The other criticism we recognise extremely well is that the volume is meant to be easy (the German title actually translates pretty closely into “how to reach 1500 in elo”). We killed this German title and all connection to it in the marketing (but had to keep it in the book) because we found it entirely bonkers. As an example, I had three of my students solve exercises from Boost your Chess 3. Of 56 points they scored 55 (rated 2650), 52 (rated 2560) and 38 (rated 2250 – with one IM-norm). So this is what is needed to get to 2100? No, clearly you are much better than that if you know all the stuff in these books! My guess is beyond 2400, if you have the practical experience as well.
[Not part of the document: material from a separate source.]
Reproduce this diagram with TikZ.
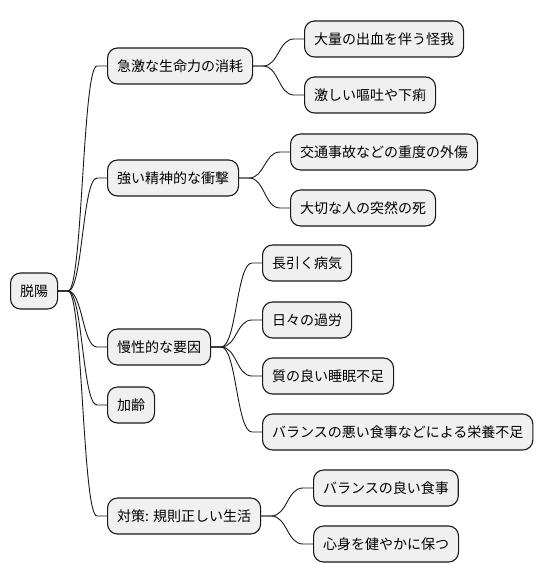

Michael McGuerty writes it like this:
“Yusupov writes that the material targets three groups according to rating strength: under Elo 1500, under Elo 1800, and under Elo 2100. Even so, the lessons are at a very high level. Consider that the following two examples are the from the first lesson, “Combinations involving bishops,” in Chess Evolution 1: The Fundamentals, which is the third book of the Fundamentals Series (given here without the accompanying deep analysis):”
Then he goes on to give a few examples of how difficult the exercises actually are. And they are quite challenging indeed.
An excellent review, which seems entirely flawless to me. Maybe he rates the book too highly? This is probably the only place where anyone would seriously disagree with him!